WHAT IS REQUIRED:
Reproduce the listing below exactly. Pictures do not belong in the copy.

========================================================================

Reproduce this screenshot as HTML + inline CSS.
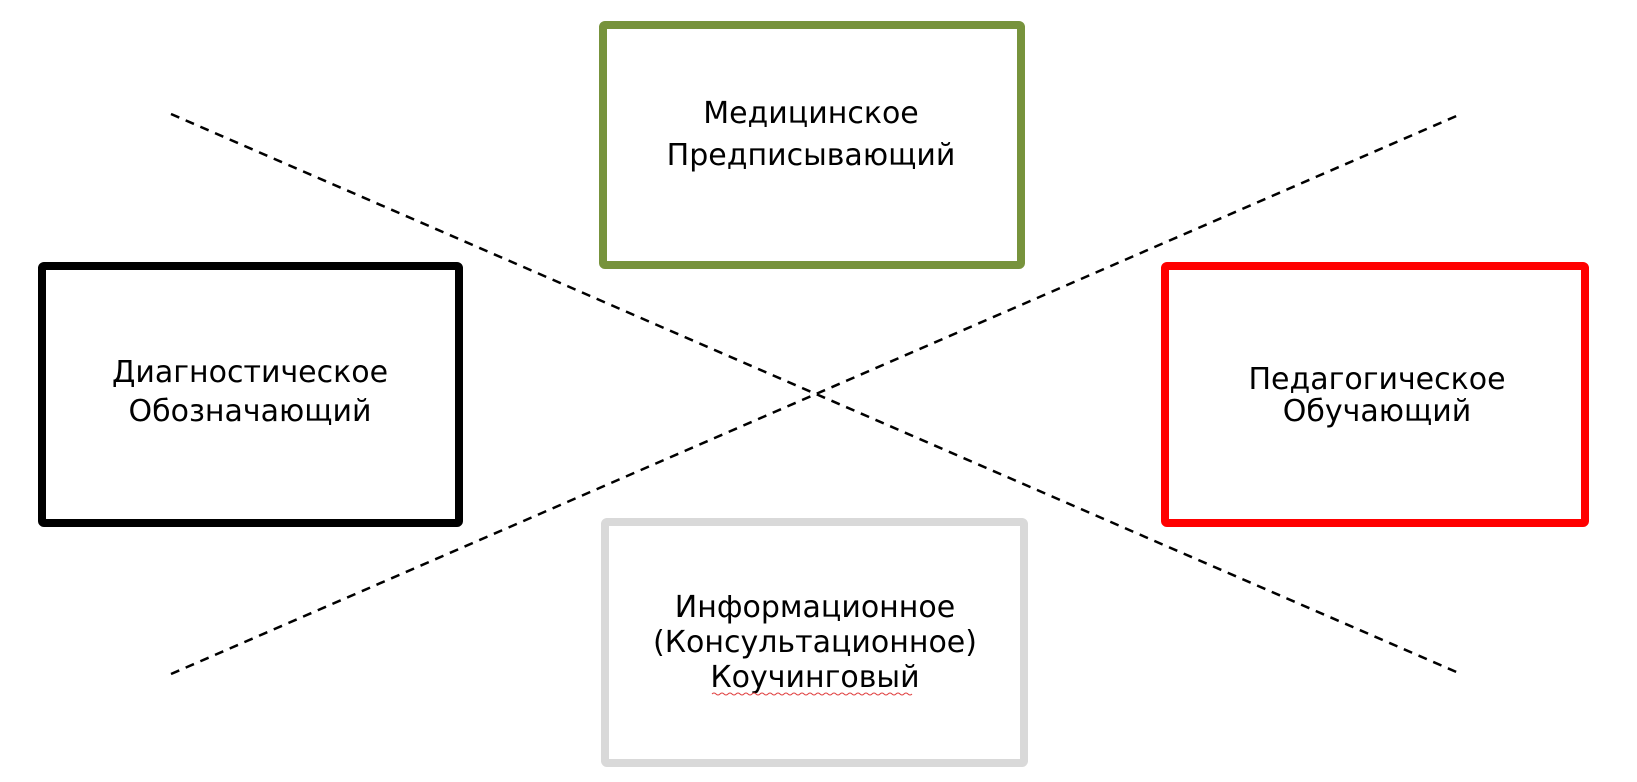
<!DOCTYPE html>
<html><head><meta charset="utf-8"><style>
html,body{margin:0;padding:0;background:#fff;}
svg{display:block;}
text{font-family:"DejaVu Sans","Liberation Sans",sans-serif;font-size:30px;fill:#000;}
</style></head><body>
<svg width="1637" height="782" viewBox="0 0 1637 782" xmlns="http://www.w3.org/2000/svg">
<line x1="171" y1="114" x2="1461" y2="674" stroke="#000" stroke-width="2.5" stroke-dasharray="9,7"/>
<line x1="171" y1="674" x2="1461" y2="114" stroke="#000" stroke-width="2.5" stroke-dasharray="9,7"/>
<rect x="603" y="25" width="418" height="240" fill="#fff" stroke="#77933c" stroke-width="8" rx="2"/>
<rect x="42" y="266" width="417" height="257" fill="#fff" stroke="#000" stroke-width="8" rx="2"/>
<rect x="1165" y="266" width="420" height="257" fill="#fff" stroke="#ff0000" stroke-width="8" rx="2"/>
<rect x="605" y="522" width="419" height="241" fill="#fff" stroke="#d9d9d9" stroke-width="8" rx="2"/>
<text x="811" y="123" text-anchor="middle">Медицинское</text>
<text x="811" y="165" text-anchor="middle">Предписывающий</text>
<text x="250" y="382" text-anchor="middle">Диагностическое</text>
<text x="250" y="421" text-anchor="middle">Обозначающий</text>
<text x="1377" y="389" text-anchor="middle">Педагогическое</text>
<text x="1377" y="421" text-anchor="middle">Обучающий</text>
<text x="815" y="617" text-anchor="middle">Информационное</text>
<text x="815" y="652" text-anchor="middle">(Консультационное)</text>
<text x="815" y="687" text-anchor="middle">Коучинговый</text>
<path d="M712 694 q2 -2 4 0 t4 0 t4 0 t4 0 t4 0 t4 0 t4 0 t4 0 t4 0 t4 0 t4 0 t4 0 t4 0 t4 0 t4 0 t4 0 t4 0 t4 0 t4 0 t4 0 t4 0 t4 0 t4 0 t4 0 t4 0 t4 0 t4 0 t4 0 t4 0 t4 0 t4 0 t4 0 t4 0 t4 0 t4 0 t4 0 t4 0 t4 0 t4 0 t4 0 t4 0 t4 0 t4 0 t4 0 t4 0 t4 0 t4 0 t4 0 t4 0 t4 0" fill="none" stroke="#e04040" stroke-width="1"/>
</svg>
</body></html>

========================================================================

IN RESPONSE:
Reproduce this screenshot as HTML + inline CSS.
<!DOCTYPE html>
<html><head><meta charset="utf-8"><style>
html,body{margin:0;padding:0;background:#fff;}
svg{display:block;}
text{font-family:"DejaVu Sans","Liberation Sans",sans-serif;font-size:30px;fill:#000;}
</style></head><body>
<svg width="1637" height="782" viewBox="0 0 1637 782" xmlns="http://www.w3.org/2000/svg">
<line x1="171" y1="114" x2="1461" y2="674" stroke="#000" stroke-width="2.5" stroke-dasharray="9,7"/>
<line x1="171" y1="674" x2="1461" y2="114" stroke="#000" stroke-width="2.5" stroke-dasharray="9,7"/>
<rect x="603" y="25" width="418" height="240" fill="#fff" stroke="#77933c" stroke-width="8" rx="2"/>
<rect x="42" y="266" width="417" height="257" fill="#fff" stroke="#000" stroke-width="8" rx="2"/>
<rect x="1165" y="266" width="420" height="257" fill="#fff" stroke="#ff0000" stroke-width="8" rx="2"/>
<rect x="605" y="522" width="419" height="241" fill="#fff" stroke="#d9d9d9" stroke-width="8" rx="2"/>
<text x="811" y="123" text-anchor="middle">Медицинское</text>
<text x="811" y="165" text-anchor="middle">Предписывающий</text>
<text x="250" y="382" text-anchor="middle">Диагностическое</text>
<text x="250" y="421" text-anchor="middle">Обозначающий</text>
<text x="1377" y="389" text-anchor="middle">Педагогическое</text>
<text x="1377" y="421" text-anchor="middle">Обучающий</text>
<text x="815" y="617" text-anchor="middle">Информационное</text>
<text x="815" y="652" text-anchor="middle">(Консультационное)</text>
<text x="815" y="687" text-anchor="middle">Коучинговый</text>
<path d="M712 694 q2 -2 4 0 t4 0 t4 0 t4 0 t4 0 t4 0 t4 0 t4 0 t4 0 t4 0 t4 0 t4 0 t4 0 t4 0 t4 0 t4 0 t4 0 t4 0 t4 0 t4 0 t4 0 t4 0 t4 0 t4 0 t4 0 t4 0 t4 0 t4 0 t4 0 t4 0 t4 0 t4 0 t4 0 t4 0 t4 0 t4 0 t4 0 t4 0 t4 0 t4 0 t4 0 t4 0 t4 0 t4 0 t4 0 t4 0 t4 0 t4 0 t4 0 t4 0" fill="none" stroke="#e04040" stroke-width="1"/>
</svg>
</body></html>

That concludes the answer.